16 октября ловкий зубной техник усыпил для Уоррена первого пациента с опухолью на шее. "Джентльмены, это не обман!.." — произнес, закончив операцию, изумленный Уоррен. "Обман!" — проведав об операции, возопил оскорбленный в доверии, ограбленный Чарлз Джексон, врач и химик. Ведь это он, он первый подумал, что место эфира в операционной, первый — и, может быть, рискуя жизнью, — усыплял себя, и вот теперь обманщик Мортон в черной сверкающей двуколке разъезжает по Бостону и — что твой модный певец — то и дело снимает шляпу, раскланиваясь в обе стороны, а он, Чарлз Джексон, никому не ведомый, остался со своими склянками и трубками, которым теперь место в выгребной яме. Джексон решил бороться: он объявил миру, что Мортон — вор, укравший у него первенство. Тяжба длилась два десятилетия. В операционных всего мира наркоз избавлял людей от страданий, ученые искали и находили новые способы обезболивания, а два первооткрывателя беспощадно мучили друг друга, приносили друг другу нестерпимую боль. Их судьба не менее трагична, чем судьба неудачника Уэллса. И не потому только, что Джексон умер в сумасшедшем доме, а Мортон голодным, оборванным нищим на нью-йоркской улице: страшнее, наверно, что они умерли при жизни, они тоже покончили с собой как врачи, как ученые-исследователи, как люди с собственным достоинством. Человечество благословляло эфирный наркоз, а первооткрыватели утверждали себя в памяти человечества самовлюбленными спорщиками, озлобленными сутягами, неудачливыми дельцами.

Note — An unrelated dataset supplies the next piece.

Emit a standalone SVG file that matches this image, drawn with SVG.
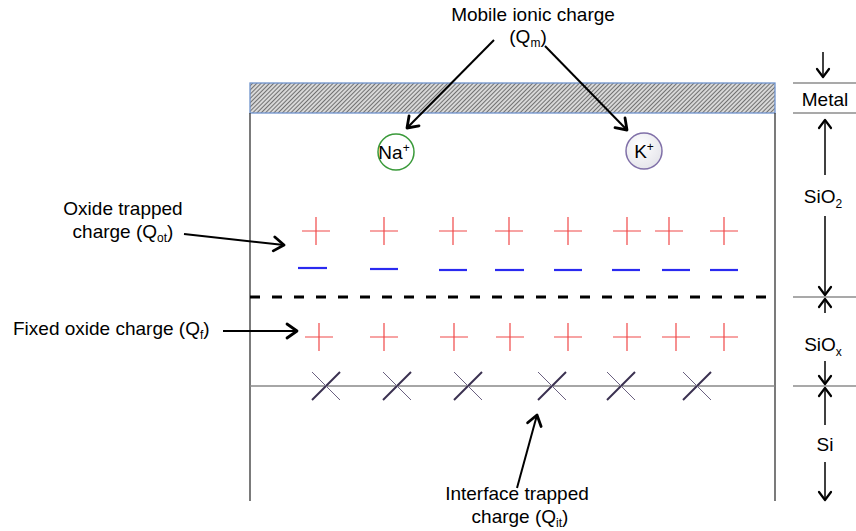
<svg xmlns="http://www.w3.org/2000/svg" width="856" height="531" viewBox="0 0 856 531">
<style>
text{font-family:"Liberation Sans",Arial,sans-serif;font-size:19px;fill:#000}
.sub{font-size:12px}
.ion{font-size:19px}
.box{stroke:#333;stroke-width:1.3;fill:none}
.scale{stroke:#555;stroke-width:1.2}
.arr{stroke:#000;stroke-width:2;fill:none;marker-end:url(#ah)}
.sarr{stroke:#000;stroke-width:1.5;fill:none;marker-end:url(#sh)}
.plus{stroke:#f04848;stroke-width:1.2}
.minus{stroke:#2a2af0;stroke-width:2.2}
.x1{stroke:#3a3050;stroke-width:2}
.x2{stroke:#6a6080;stroke-width:1}
</style>
<defs>
<pattern id="hatch" patternUnits="userSpaceOnUse" width="3" height="3" patternTransform="rotate(45)">
<rect width="3" height="3" fill="#d8d8d8"/>
<line x1="0" y1="0" x2="0" y2="3" stroke="#444" stroke-width="1.4"/>
</pattern>
<marker id="ah" markerUnits="userSpaceOnUse" markerWidth="18" markerHeight="18" refX="13" refY="9" orient="auto">
<path d="M3,2 L13,9 L3,16" fill="none" stroke="#000" stroke-width="2.8" stroke-linecap="round" stroke-linejoin="round"/>
</marker>
<marker id="sh" markerUnits="userSpaceOnUse" markerWidth="16" markerHeight="16" refX="12" refY="8" orient="auto">
<path d="M4,2 L12,8 L4,14" fill="none" stroke="#000" stroke-width="2.2" stroke-linecap="round" stroke-linejoin="round"/>
</marker>
<radialGradient id="kfill" cx="0.4" cy="0.35" r="0.7">
<stop offset="0" stop-color="#ffffff"/>
<stop offset="1" stop-color="#e4e4ea"/>
</radialGradient>
</defs>

<g id="structure">
<rect id="metal" x="250" y="83" width="525" height="30" fill="url(#hatch)" stroke="#6f93cc" stroke-width="1.3"/>
<line class="box" x1="250" y1="113" x2="250" y2="501"/>
<line class="box" x1="775" y1="113" x2="775" y2="501"/>
<line id="oxide-interface" x1="250" y1="297" x2="775" y2="297" stroke="#000" stroke-width="3" stroke-dasharray="10,12"/>
<line id="si-interface" x1="250" y1="386" x2="775" y2="386" stroke="#888" stroke-width="1.6"/>
</g>

<g id="ions">
<g id="na">
<circle cx="396" cy="152" r="18" fill="#fff" stroke="#3a9a3a" stroke-width="1.5"/>
<text class="ion" x="394" y="159" text-anchor="middle">Na<tspan class="sub" dy="-7">+</tspan></text>
</g>
<g id="k">
<circle cx="644" cy="151" r="18" fill="url(#kfill)" stroke="#8070a8" stroke-width="1.5"/>
<text class="ion" x="644" y="158" text-anchor="middle">K<tspan class="sub" dy="-7">+</tspan></text>
</g>
</g>

<g id="oxide-trapped-charges">
<g class="plus">
<path d="M302,231h28M316,217v28"/>
<path d="M370,231h28M384,217v28"/>
<path d="M439,231h28M453,217v28"/>
<path d="M495,231h28M509,217v28"/>
<path d="M554,231h28M568,217v28"/>
<path d="M613,231h28M627,217v28"/>
<path d="M655,231h28M669,217v28"/>
<path d="M710,231h28M724,217v28"/>
</g>
<g class="minus">
<path d="M298,268h29"/>
<path d="M370,269h28"/>
<path d="M439,270h28"/>
<path d="M495,270h29"/>
<path d="M554,270h28"/>
<path d="M612,270h28"/>
<path d="M662,270h28"/>
<path d="M710,270h28"/>
</g>
</g>

<g id="fixed-oxide-charges" class="plus">
<path d="M305,337h28M319,323v28"/>
<path d="M370,337h28M384,323v28"/>
<path d="M440,337h28M454,323v28"/>
<path d="M496,337h28M510,323v28"/>
<path d="M554,337h28M568,323v28"/>
<path d="M613,337h28M627,323v28"/>
<path d="M662,337h28M676,323v28"/>
<path d="M710,337h28M724,323v28"/>
</g>

<g id="interface-traps">
<g class="x1">
<path d="M312,400L340,372"/><path d="M383,400L411,372"/><path d="M454,400L482,372"/>
<path d="M538,400L566,372"/><path d="M607,400L635,372"/><path d="M683,400L711,372"/>
</g>
<g class="x2">
<path d="M312,372L340,400"/><path d="M383,372L411,400"/><path d="M454,372L482,400"/>
<path d="M538,372L566,400"/><path d="M607,372L635,400"/><path d="M683,372L711,400"/>
</g>
</g>

<g id="labels">
<g id="mobile-label">
<text x="533" y="21" text-anchor="middle">Mobile ionic charge</text>
<text x="528" y="43" text-anchor="middle">(Q<tspan class="sub" dy="4">m</tspan><tspan dy="-4">)</tspan></text>
</g>
<g id="oxide-trapped-label">
<text x="123" y="215" text-anchor="middle">Oxide trapped</text>
<text x="123" y="238" text-anchor="middle">charge (Q<tspan class="sub" dy="4">ot</tspan><tspan dy="-4">)</tspan></text>
</g>
<g id="fixed-label">
<text x="13" y="335">Fixed oxide charge (Q<tspan class="sub" dy="4">f</tspan><tspan dy="-4">)</tspan></text>
</g>
<g id="interface-label">
<text x="517" y="500" text-anchor="middle">Interface trapped</text>
<text x="520" y="523" text-anchor="middle">charge (Q<tspan class="sub" dy="4">it</tspan><tspan dy="-4">)</tspan></text>
</g>
</g>

<g id="scale">
<line class="scale" x1="793" y1="83" x2="856" y2="83"/>
<line class="scale" x1="793" y1="113" x2="856" y2="113"/>
<line class="scale" x1="793" y1="297" x2="856" y2="297"/>
<line class="scale" x1="793" y1="386" x2="856" y2="386"/>
<text x="825" y="106" text-anchor="middle">Metal</text>
<text x="823" y="203" text-anchor="middle">SiO<tspan class="sub" dy="5">2</tspan></text>
<text x="823" y="351" text-anchor="middle">SiO<tspan class="sub" dy="5">x</tspan></text>
<text x="825" y="451" text-anchor="middle">Si</text>
</g>

<g id="connectors">
<path class="arr" d="M494,40L407,128"/>
<path class="arr" d="M545,46L627,130"/>
<path class="arr" d="M184,234L284,245"/>
<path class="arr" d="M223,331L297,331"/>
<path class="arr" d="M517,488L537,415"/>
<path class="sarr" d="M823,52L823,77"/>
<path class="sarr" d="M825,175L825,120"/>
<path class="sarr" d="M825,216L825,295"/>
<path class="sarr" d="M825,313L825,299"/>
<path class="sarr" d="M825,361L825,384"/>
<path class="sarr" d="M825,425L825,388"/>
<path class="sarr" d="M825,462L825,500"/>
</g>
</svg>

Пирогов писал: "В науке процветают эгоизм и тщеславие… Приоритет открытия теперь считается в медицинском мире чуть ли не более существенным, чем само открытие".
Ему вторил, уже применительно к наркозу, соотечественник Мортона и Джексона, американец Робертсон: "Многие пионеры обезболивания были посредственностями. В результате случайности местонахождения, случайных сведений или других случайных обстоятельств они приложили руку к этому открытию. Их ссоры и мелках зависть оставили неприятный след в науке. Но имеются и фигуры более крупного масштаба, которые участвовали в этом открытии, и среди них наиболее крупным, как человека и как ученого, скорее всего надо считать Пирогова".
Американец Робертсон ставит Пирогова в ряд с первооткрывателями. Мало подать мысль, сделать первую пробу. Надо полной мерой обратить открытие на благо людям, поставить новорожденного на ноги, утвердить на земле, научить ходить и указать дорогу.
После первого испытания, после 16 октября 1846 года, эфирный наркоз быстро зашагал по белу свету. В начале следующего, 1847 года его уже применяли лучшие хирурги Франции, Германии, Англии. В России первую операцию под наркозом сделал 7 февраля 1847 года товарищ Пирогова по профессорскому институту Федор Иванович Иноземцев — он возглавлял кафедру хирургии Московского университета, ту самую, которую мечтал когда-то получить Пирогов.
А он медлит. Он сам позже признается, что поначалу неохотно приступал к операциям под наркозом. Так привычно сопровождать всякое деяние Пирогова определением "первый", но вот вдруг не первый, и признается к тому же, что дал себя обогнать. Разве он позже остальных узнал о появлении наркоза? Разве мог он — Пирогов — не понять, что в хирургии произошло чудо? Но вот же — медлил, неохотно приступал… Каков лихой "резун"! И какое подтверждение тому, что пироговское бесстрашие непременно обдуманный замысел и точный расчет. Он никогда не бьется за первенство, но почти всегда бывает первым в научном обосновании нового и обоснованном приложении его к делу.
Он оттуда и отсюда присматривается к чудесному открытию, он не позволяет себе поверить восторгам и сомнениям коллег, он задает себе десятки вопросов и сам должен ответить на них. Как действуют пары эфира на организм? Зависит ли успешное применение наркоза от техники обезболивания? Нужны ли изменения в конструкции приборов для "эфирования"? Какова степень обезболивания? У всех ли оно одинаково? Долго ли оно продолжается? Что изменяется в операции, когда больной перестает по-своему в ней участвовать?